A March 2026 essay by economist David Oks is making waves in AI labor debates by correcting a popular political talking point. When J.D. Vance told the New York Times that America has 'more bank tellers today than when the ATM was created,' he was citing a well-worn parable. The problem, Oks notes, is that it stopped being true around 2010. Teller employment has since collapsed — not because of a better ATM, but because of the iPhone.

The distinction matters more than it might seem. ATMs automated specific tasks but left the branch model intact. Because that model was built around human roles, it generated its own demand: the Jevons effect meant banks opened more branches as costs fell, actually increasing total teller headcount even as each branch needed fewer. Mobile banking didn't optimize the branch — it made it optional. That's a different kind of disruption, and it arrived thirty years after the ATM with almost no warning.

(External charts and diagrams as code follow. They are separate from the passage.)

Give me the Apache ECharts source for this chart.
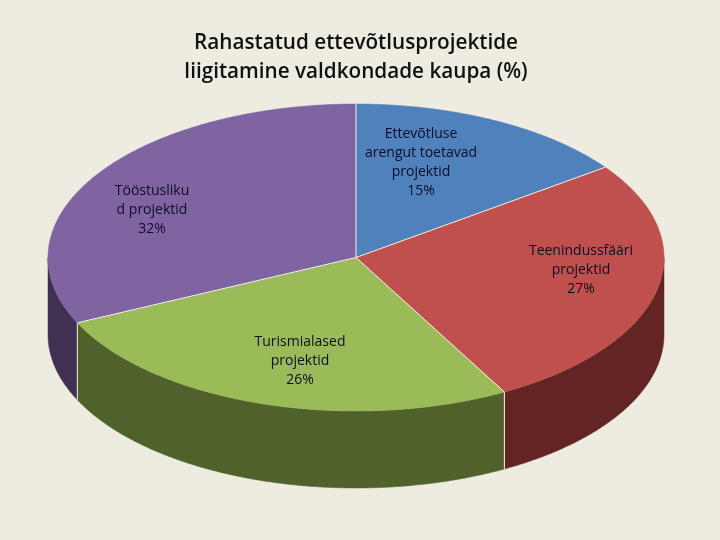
<!DOCTYPE html>
<html>
<head>
<meta charset="utf-8">
<style>html,body{margin:0;padding:0;background:#eeece1}#c{width:720px;height:540px}</style>
<script src="https://cdn.jsdelivr.net/npm/echarts@6/dist/echarts.min.js"></script>
</head>
<body>
<div id="c"></div>
<script>
const titleText = 'Rahastatud ettevõtlusprojektide\nliigitamine valdkondade kaupa (%)';
const categories = ['Ettevõtluse\narengut toetavad\nprojektid', 'Teenindussfääri\nprojektid', 'Turismialased\nprojektid', 'Tööstusliku\nd projektid'];
const values = [15, 27, 26, 32];

const topColors = ['#4f81bd', '#c0504d', '#9bbb59', '#8064a2'];
const wallColors = ['#2a4a70', '#632523', '#4f622b', '#403152'];
const geo = { cx: 356, cy: 257.5, rx: 308, ry: 153.5, depth: 77 };
const labelAnchors = [[421, 134], [581, 251], [300, 342], [152, 191]];
const labelFont = '14px "Open Sans", sans-serif';
const labelStep = 19;

const total = values.reduce((a, b) => a + b, 0);
const starts = [];
values.reduce((acc, v, i) => { starts[i] = acc; return acc + v; }, 0);
const angle = share => share / total * Math.PI * 2;
const rim = (a, drop) => [geo.cx + geo.rx * Math.sin(a), geo.cy - geo.ry * Math.cos(a) + (drop || 0)];
function arc(a0, a1, drop) {
  const n = Math.max(2, Math.ceil((a1 - a0) / 0.01));
  const pts = [];
  for (let k = 0; k <= n; k++) pts.push(rim(a0 + (a1 - a0) * k / n, drop));
  return pts;
}

function renderWall(params, api) {
  const i = params.dataIndex;
  const a0 = Math.max(angle(starts[i]), Math.PI / 2);
  const a1 = Math.min(angle(starts[i] + api.value(0)), Math.PI * 1.5);
  if (a1 <= a0) return { type: 'group', children: [] };
  const pts = arc(a0, a1, 0).concat(arc(a0, a1, geo.depth).reverse());
  const children = [{ type: 'polygon', shape: { points: pts }, style: { fill: wallColors[i], stroke: wallColors[i], lineWidth: 0.5 } }];
  if (a0 > Math.PI / 2) {
    children.push({ type: 'polyline', shape: { points: [rim(a0, 0), rim(a0, geo.depth)] }, style: { fill: null, stroke: '#f4f2ea', lineWidth: 1 } });
  }
  return { type: 'group', children };
}

function renderTop(params, api) {
  const i = params.dataIndex;
  const a0 = angle(starts[i]);
  const a1 = angle(starts[i] + api.value(0));
  const pts = [[geo.cx, geo.cy]].concat(arc(a0, a1, 0));
  return { type: 'polygon', shape: { points: pts }, style: { fill: topColors[i], stroke: topColors[i], lineWidth: 0.5 } };
}

function renderEdge(params, api) {
  const i = params.dataIndex;
  const a0 = angle(starts[i]);
  return { type: 'polyline', shape: { points: [[geo.cx, geo.cy], rim(a0, 0)] }, style: { fill: null, stroke: '#f4f2ea', lineWidth: 1 } };
}

function renderLabel(params, api) {
  const i = params.dataIndex;
  const lines = categories[i].split('\n').concat(api.value(0) + '%');
  const [x, y] = labelAnchors[i];
  return {
    type: 'group',
    children: lines.map((t, k) => ({
      type: 'text',
      style: { text: t, x, y: y + k * labelStep, font: labelFont, fill: '#0d0d26', align: 'center', verticalAlign: 'middle' }
    }))
  };
}

const seriesData = values.map((v, i) => ({ name: categories[i].replace(/\n/g, ' '), value: [v] }));
const layer = (fn, z) => ({ type: 'custom', coordinateSystem: 'none', renderItem: fn, data: seriesData, z, silent: true, animation: false });

const chart = echarts.init(document.getElementById('c'), null, { renderer: 'canvas' });
chart.setOption({
  backgroundColor: '#eeece1',
  animation: false,
  title: {
    text: titleText,
    left: 351,
    top: 24,
    textAlign: 'center',
    textStyle: { fontFamily: '"Open Sans", sans-serif', fontSize: 20.7, fontWeight: 600, color: '#111111', lineHeight: 29 }
  },
  series: [layer(renderWall, 1), layer(renderTop, 2), layer(renderEdge, 3), layer(renderLabel, 4)]
});
</script>
</body>
</html>
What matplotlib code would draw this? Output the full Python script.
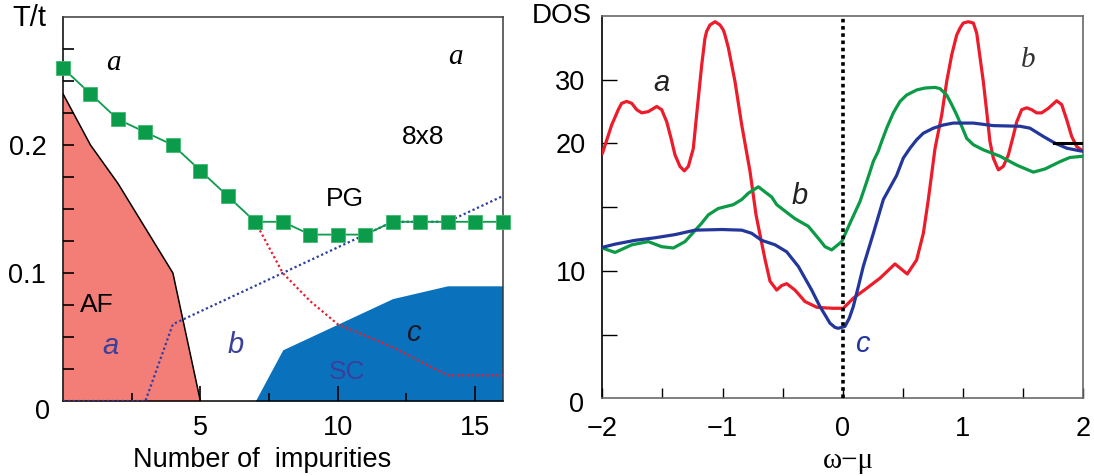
import numpy as np
import matplotlib
matplotlib.use("Agg")
import matplotlib.pyplot as plt
from matplotlib.ticker import FixedLocator, NullFormatter

plt.rcParams['font.family'] = ['Liberation Sans', 'DejaVu Sans']

# ---------------- Left panel data ----------------
n_imp = list(range(17))
t_pg = [0.26, 0.24, 0.22, 0.21, 0.20, 0.18, 0.16, 0.14, 0.14, 0.13, 0.13, 0.13,
        0.14, 0.14, 0.14, 0.14, 0.14]
af_x = [0, 1, 2, 3, 4, 5]
af_y = [0.24, 0.20, 0.17, 0.135, 0.10, 0.0]
sc_x = [7, 8, 10, 12, 14, 16]
sc_y = [0.0, 0.04, 0.06, 0.08, 0.09, 0.09]
blue_x = [0, 3, 4, 11, 12, 14, 16]
blue_y = [0.0, 0.0, 0.06, 0.13, 0.14, 0.14, 0.16]
red_x = [7, 8, 9, 10, 12, 14, 16]
red_y = [0.14, 0.10, 0.078, 0.06, 0.042, 0.02, 0.02]

# ---------------- Right panel data ----------------
red_w = [-2.0, -1.922, -1.867, -1.839, -1.797, -1.755, -1.714, -1.672, -1.617,
         -1.547, -1.506, -1.464, -1.428, -1.395, -1.354, -1.318, -1.284, -1.243,
         -1.215, -1.187, -1.173, -1.146, -1.132, -1.104, -1.062, -1.021, -0.993,
         -0.979, -0.951, -0.923, -0.896, -0.868, -0.840, -0.771, -0.721, -0.702,
         -0.646, -0.605, -0.549, -0.508, -0.466, -0.397, -0.314, -0.216, -0.14,
         -0.078, 0.005, 0.088, 0.20, 0.31, 0.435, 0.537, 0.615, 0.671, 0.712,
         0.768, 0.824, 0.865, 0.907, 0.948, 0.976, 1.003, 1.045, 1.087, 1.115,
         1.17, 1.198, 1.225, 1.253, 1.295, 1.336, 1.378, 1.414, 1.448, 1.489,
         1.531, 1.572, 1.614, 1.655, 1.71, 1.78, 1.822, 1.864, 1.905, 1.947, 2.0]
red_dos = [19.2, 22.9, 25.3, 26.3, 26.6, 26.3, 25.3, 24.8, 25.0,
           25.8, 25.3, 23.4, 20.8, 19.1, 18.2, 17.85, 18.2, 19.6,
           24.5, 29.7, 32.3, 36.5, 37.6, 38.6, 39.1, 38.6, 37.8,
           37.0, 35.0, 32.3, 29.7, 26.3, 22.9, 17.8, 14.4, 13.5,
           10.9, 9.2, 8.5, 8.85, 9.0, 8.5, 7.6, 7.15, 7.1,
           7.07, 7.07, 7.86, 8.64, 9.43, 10.55, 9.76, 10.86, 12.96, 15.57,
           19.6, 24.5, 29.7, 33.9, 37.0, 38.1, 38.9, 39.1, 38.9, 37.3,
           29.7, 25.0, 20.3, 18.85, 17.93, 18.2, 19.1, 20.8, 23.4, 25.3,
           25.6, 25.3, 24.8, 24.8, 25.5, 26.7, 26.1, 23.7, 21.1, 19.76, 19.4]

green_w = [-2.0, -1.894, -1.755, -1.617, -1.506, -1.409, -1.312, -1.173, -1.118,
           -1.035, -0.91, -0.84, -0.785, -0.702, -0.591, -0.549, -0.453, -0.397,
           -0.286, -0.189, -0.147, -0.092, -0.008, 0.061, 0.144, 0.20, 0.255,
           0.296, 0.324, 0.366, 0.421, 0.477, 0.532, 0.616, 0.685, 0.768, 0.81,
           0.865, 0.907, 0.948, 0.99, 1.032, 1.087, 1.17, 1.309, 1.448, 1.586,
           1.683, 1.814, 1.89, 2.0]
green_dos = [11.8, 11.45, 12.05, 12.3, 11.9, 11.8, 12.3, 13.75, 14.4,
             14.9, 15.2, 15.6, 16.1, 16.6, 15.8, 15.2, 14.5, 14.1,
             13.5, 12.4, 11.9, 11.65, 12.3, 13.75, 15.45, 17.0, 18.6,
             19.4, 20.3, 22.4, 24.8, 26.6, 27.6, 28.4, 28.7, 28.8, 28.6,
             27.6, 26.1, 24.5, 22.7, 20.8, 19.9, 19.5, 19.0, 18.3, 17.75,
             18.0, 18.6, 18.9, 19.0]

blue_w = [-2.0, -1.894, -1.728, -1.562, -1.395, -1.229, -1.007, -0.84, -0.757,
          -0.674, -0.563, -0.466, -0.369, -0.258, -0.189, -0.147, -0.106, -0.064,
          -0.037, 0.019, 0.055, 0.088, 0.13, 0.171, 0.213, 0.255, 0.296, 0.338,
          0.449, 0.504, 0.56, 0.616, 0.67, 0.754, 0.837, 0.92, 1.087, 1.253,
          1.475, 1.558, 1.669, 1.766, 1.864, 1.975, 2.0]
blue_dos = [11.85, 12.1, 12.4, 12.6, 12.85, 13.2, 13.25, 13.2, 12.95,
            12.4, 12.05, 11.5, 10.35, 8.5, 7.2, 6.55, 5.9, 5.57,
            5.5, 5.65, 6.3, 7.2, 8.77, 10.35, 11.65, 12.95, 14.26, 15.6,
            17.5, 18.85, 19.63, 20.6, 21.6, 22.4, 22.9, 23.2, 23.2, 22.8,
            22.7, 22.4, 21.1, 20.05, 19.63, 19.42, 19.4]

# ---------------- Figure ----------------
fig = plt.figure(figsize=(10.94, 4.76), dpi=100)
axL = fig.add_axes([63 / 1094, 1 - 401 / 476, 439.5 / 1094, 384 / 476])
axR = fig.add_axes([602.3 / 1094, 1 - 398.4 / 476, 480.8 / 1094, 382.4 / 476])

SPINE = '#3a3a3a'
GREEN = '#0a9c4a'
RED = '#ec1c2a'
DBLUE = '#23379b'
TXTBLUE = '#3a3f9c'

# ----- left -----
axL.fill_between(af_x, af_y, 0, color='#f37e78', lw=0, zorder=1)
axL.plot(af_x, af_y, color='black', lw=1.1, zorder=2)
axL.fill_between(sc_x, sc_y, 0, color='#0a72bc', lw=0, zorder=1)
axL.plot(blue_x, blue_y, color='#2c3ea3', lw=1.6, ls=(0, (1, 1.2)), zorder=3)
axL.plot(red_x, red_y, color=RED, lw=1.6, ls=(0, (1, 1.2)), zorder=3)
axL.plot(n_imp, t_pg, color=GREEN, lw=1.3, marker='s', ms=10, mfc=GREEN,
         mec='#3dbb6e', mew=0.6, zorder=5, clip_on=False)

axL.set_xlim(0, 16)
axL.set_ylim(0, 0.3)
axL.xaxis.set_major_locator(FixedLocator([5, 10, 15]))
axL.xaxis.set_minor_locator(FixedLocator([2.5, 7.5, 12.5]))
axL.yaxis.set_major_locator(FixedLocator([0.1, 0.2]))
axL.yaxis.set_minor_locator(FixedLocator([0.025, 0.05, 0.075, 0.125, 0.15, 0.175,
                                          0.225, 0.25, 0.275]))
axL.yaxis.set_minor_formatter(NullFormatter())
axL.set_yticklabels(['0.1', '0.2'])
axL.tick_params(axis='both', which='both', direction='in', labelsize=19.5,
                color='black', width=1.2)
axL.tick_params(axis='x', which='major', length=11, pad=10)
axL.tick_params(axis='x', which='minor', length=6)
axL.tick_params(axis='y', which='major', length=8, pad=12)
axL.tick_params(axis='y', which='minor', length=8)
for s in axL.spines.values():
    s.set_color(SPINE)
    s.set_linewidth(1.1)
axL.spines['bottom'].set_color('black')
axL.spines['left'].set_color('black')

fig.text(42 / 1094, 1 - 412 / 476, '0', fontsize=19.5, ha='center', va='center')
fig.text(29 / 1094, 1 - 18 / 476, 'T/t', fontsize=21, ha='center', va='center')
fig.text(262 / 1094, 1 - 460 / 476, 'Number of  impurities', fontsize=19.5,
         ha='center', va='center')

axL.text(1.82, 0.264, 'a', family='Liberation Serif', style='italic', fontsize=21,
         ha='center', va='center')
axL.text(14.27, 0.269, 'a', family='Liberation Serif', style='italic', fontsize=21,
         ha='center', va='center')
axL.text(13.1, 0.2065, '8x8', fontsize=19, ha='center', va='center')
axL.text(10.27, 0.1576, 'PG', fontsize=19, ha='center', va='center')
axL.text(1.24, 0.075, 'AF', fontsize=19, ha='center', va='center')
axL.text(1.73, 0.043, 'a', style='italic', fontsize=21, color=TXTBLUE,
         ha='center', va='center')
axL.text(6.3, 0.044, 'b', style='italic', fontsize=21, color=TXTBLUE,
         ha='center', va='center')
axL.text(12.76, 0.053, 'c', style='italic', fontsize=21, color='#1a1a2a',
         ha='center', va='center')
axL.text(10.33, 0.0229, 'SC', fontsize=19, color=TXTBLUE, ha='center', va='center')

# ----- right -----
def fwd(y):
    y = np.asarray(y, dtype=float)
    return np.where(y <= 20, y, 20 + (y - 20) / 2.0)


def inv(f):
    f = np.asarray(f, dtype=float)
    return np.where(f <= 20, f, 20 + 2.0 * (f - 20))


axR.set_yscale('function', functions=(fwd, inv))
axR.set_xlim(-2, 2)
axR.set_ylim(0, 40)

line_kw = dict(lw=2.3, solid_joinstyle='round', solid_capstyle='round')
axR.plot(red_w, red_dos, color=RED, zorder=3, **line_kw)
axR.plot(green_w, green_dos, color='#0b9a46', zorder=3, **line_kw)
axR.plot(blue_w, blue_dos, color=DBLUE, zorder=4, **line_kw)
axR.axvline(0, color='black', lw=2.6, ls=(0, (1, 1)), zorder=5)
axR.axhline(20, xmin=0.94, xmax=1.0, color='black', lw=2.2, zorder=6)

axR.xaxis.set_major_locator(FixedLocator([-2, -1, 0, 1, 2]))
axR.xaxis.set_minor_locator(FixedLocator([-1.5, -0.5, 0.5, 1.5]))
axR.set_xticklabels(['\u22122', '\u22121', '0', '1', '2'])
axR.yaxis.set_major_locator(FixedLocator([10, 20, 30]))
axR.yaxis.set_minor_locator(FixedLocator([5, 15]))
axR.yaxis.set_minor_formatter(NullFormatter())
axR.set_yticklabels(['10', '20', '30'])
axR.tick_params(axis='both', which='both', direction='in', labelsize=19.5,
                color='black', width=1.0)
axR.tick_params(axis='x', which='both', length=7, pad=13)
axR.tick_params(axis='y', which='both', length=11, pad=12)
for s in axR.spines.values():
    s.set_color('#6a6a6a')
    s.set_linewidth(1.2)
axR.spines['left'].set_color('black')

fig.text(577 / 1094, 1 - 405 / 476, '0', fontsize=19.5, ha='center', va='center')
fig.text(562 / 1094, 1 - 16 / 476, 'DOS', fontsize=20, ha='center', va='center')
fig.text(848 / 1094, 1 - 461 / 476, '\u03c9\u2212\u03bc', family='Liberation Serif',
         fontsize=21, ha='center', va='center')

axR.text(-1.506, 29.5, 'a', style='italic', fontsize=21, color='#222222',
         ha='center', va='center')
axR.text(-0.355, 15.9, 'b', style='italic', fontsize=21, color='#222222',
         ha='center', va='center')
axR.text(1.544, 33.1, 'b', family='Liberation Serif', style='italic', fontsize=21,
         color='#333333', ha='center', va='center')
axR.text(0.16, 4.3, 'c', style='italic', fontsize=21, color=DBLUE,
         ha='center', va='center')

fig.savefig('out.png', dpi=100)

Oks draws on work by economists David Autor, Daron Acemoglu, and James Bessen to make a broader claim: task automation inside human-shaped systems tends to preserve employment through complementarity. The legal research market offers a live example — AI tools are picking off discrete tasks, but workflows are largely intact. The more interesting question is whether some product eventually makes the underlying workflow itself redundant, the way Quicken didn't kill bookkeepers but cloud accounting software is quietly doing so.

Oks stops short of predicting imminent mass job loss. His argument is more unsettling than that: the absence of short-run disruption is not a verdict. People watched ATMs roll out for three decades and concluded teller jobs were safe. They were — until a product came along that made the whole question moot.